Are there demonstrable differences between research-driven business decisions and those made based on predictive analytics? Here’s what a closer look can tell us about how big data is shaping marketing.
A Bigger Pool – With No People
In the past, pre-launch market research required businesses to gather a pool of subjects to test a product or ad campaign – but often, these pools were limited, leading to insufficient data. The metrics available from big data, however, allow businesses to use modeling to test new ideas. Because the data pools available for modeling are much larger than those found in most market research, they have the potential to be more accurate than limited pre-launch tests.
On the other hand, statistical modeling may make it more difficult to differentiate between correlation and causation. With a pool of actual subjects, you can interrogate them and gain further insights into their responses to your idea; when using statistical modeling you just have to run test after test to ascertain what’s happening within the data pools. If you miss an important test, you may end up misunderstanding what the market forces call for.
Do You Have Enough Data?
Another problem that many businesses are encountering, in this era of predictive analytics, is that of insufficient data. While large, well-established companies have an overwhelming amount of information to work with, new, smaller businesses often lack the key information needed to make smart decisions. But if small businesses are going to use older research styles to make decisions, they’ll never keep up with e competition. What can they do?
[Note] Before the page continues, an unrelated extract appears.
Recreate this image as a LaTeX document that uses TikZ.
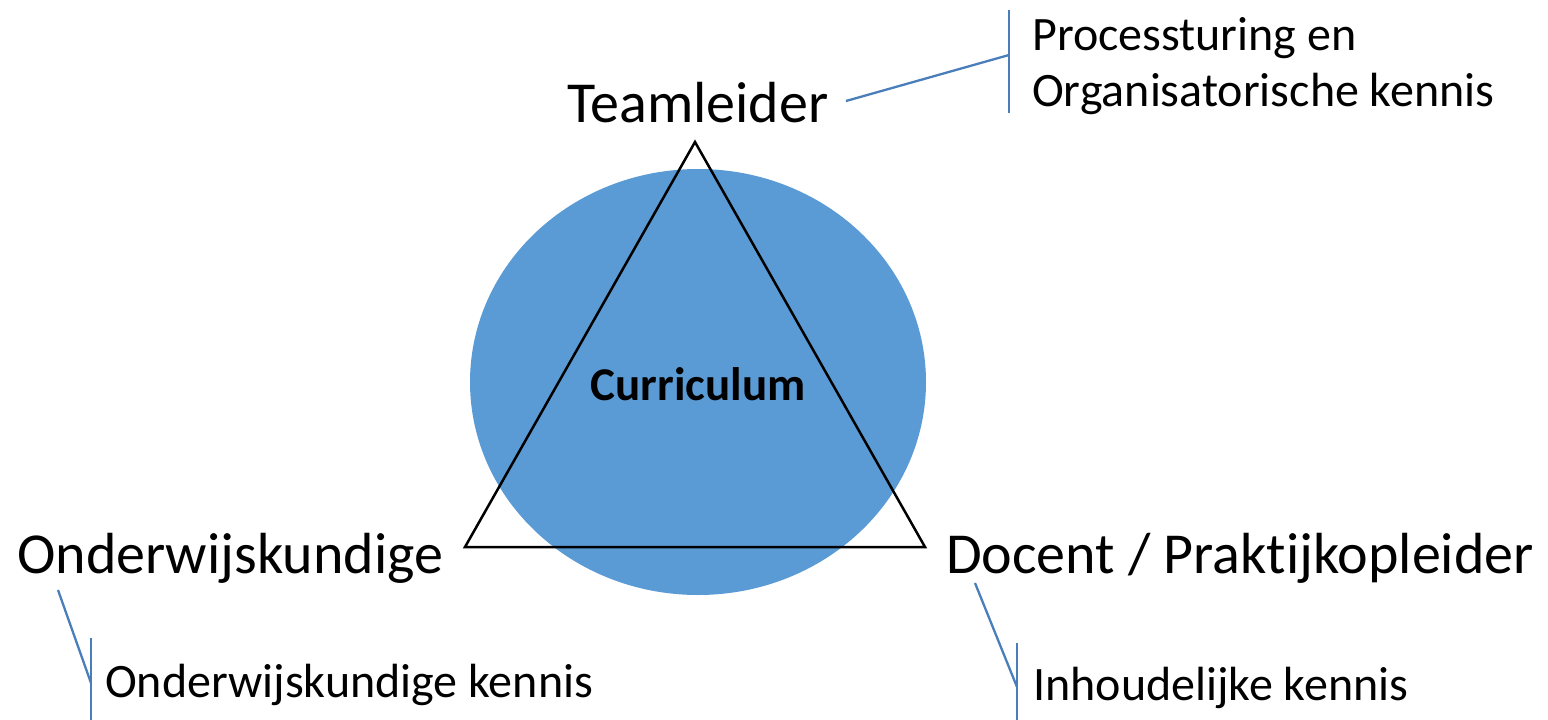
\documentclass[tikz,border=0pt]{standalone}
\usepackage{fontspec}
\setmainfont{Carlito}[RawFeature={-liga;-clig;-dlig;-calt}]
\definecolor{circfill}{HTML}{5B9BD5}
\definecolor{calline}{HTML}{4A7EBB}
\begin{document}
\begin{tikzpicture}[x=1pt,y=-1pt,
  big/.style={font=\fontsize{58}{68}\selectfont, inner sep=0pt, anchor=base west},
  small/.style={font=\fontsize{48}{56}\selectfont, inner sep=0pt, anchor=base west, align=left},
  calbar/.style={draw=calline, line width=2.3pt},
  tri/.style={draw=black, line width=2.5pt, line join=miter}]
\useasboundingbox (0,0) rectangle (1548,720);
\fill[circfill] (698,382) ellipse [x radius=228, y radius=213];
\coordinate (A) at (695,142);
\coordinate (B) at (465,547);
\coordinate (C) at (925,547);
\draw[tri] (A) -- (B) -- (C) -- cycle;
\node[font=\fontsize{47}{56}\selectfont\bfseries, inner sep=0pt, anchor=base] (cur) at (698,400) {Curriculum};
\node[big] (team) at (567,122) {Teamleider};
\node[big] (ond) at (17,573) {Onderwijskundige};
\node[big] (doc) at (946,573) {Docent / Praktijkopleider};
% top right callout
\coordinate (t1) at (846,101);
\coordinate (t2) at (1009,55);
\coordinate (t3) at (1009,10);
\coordinate (t4) at (1009,113);
\draw[calbar] (t1) -- (t2);
\draw[calbar] (t3) -- (t4);
\node[small] (proc) at (1032,50) {Processturing en};
\node[small] (org) at (1032,106) {Organisatorische kennis};
% bottom left callout
\coordinate (l1) at (58,590);
\coordinate (l2) at (91,683);
\coordinate (l3) at (91,638);
\coordinate (l4) at (91,720);
\draw[calbar] (l1) -- (l2);
\draw[calbar] (l3) -- (l4);
\node[small] (ok) at (105,697) {Onderwijskundige kennis};
% bottom right callout
\coordinate (r1) at (975,583);
\coordinate (r2) at (1017,687);
\coordinate (r3) at (1017,643);
\coordinate (r4) at (1017,720);
\draw[calbar] (r1) -- (r2);
\draw[calbar] (r3) -- (r4);
\node[small] (ik) at (1033,700) {Inhoudelijke kennis};
\end{tikzpicture}
\end{document}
Because big data’s statistical analysis systems are now so strong, businesses can do a lot more with limited data. By successfully defining the terms of the problem and exploring the scope of potential solutions, companies can build a tenable plan out of sparse scaffolding. The testing phases may still be longer than they would be for more established companies, but the potential for success is greater.
From Predictive To Prescriptive Analytics
Ultimately, big data’s ability to shift businesses away from predictive analytics – defining what could happen – to prescriptive analytics – suggesting what the company should do – may be the real game changer in how modern decision making works. With prescriptive analytics, companies have data-based assurance that they’re on the right path in the face of many possible outcomes. It’s a much more measured approach to decision making, replacing human error with calculated machine judgments.
The rise of prescriptive analytics has brought many business leaders to believe we’re moving into an era where data will lead problem-solving efforts. This may well be true. Human problem solving is much more biased and can’t hold nearly as much data in mind simultaneously; we’re notoriously unreliable. Whether machines fair better since we automatically code in some of our own biases, is yet to be seen, but all signs point to yes – big data will push business decision-making to new heights, making it faster, smarter, and more comprehensive than ever before.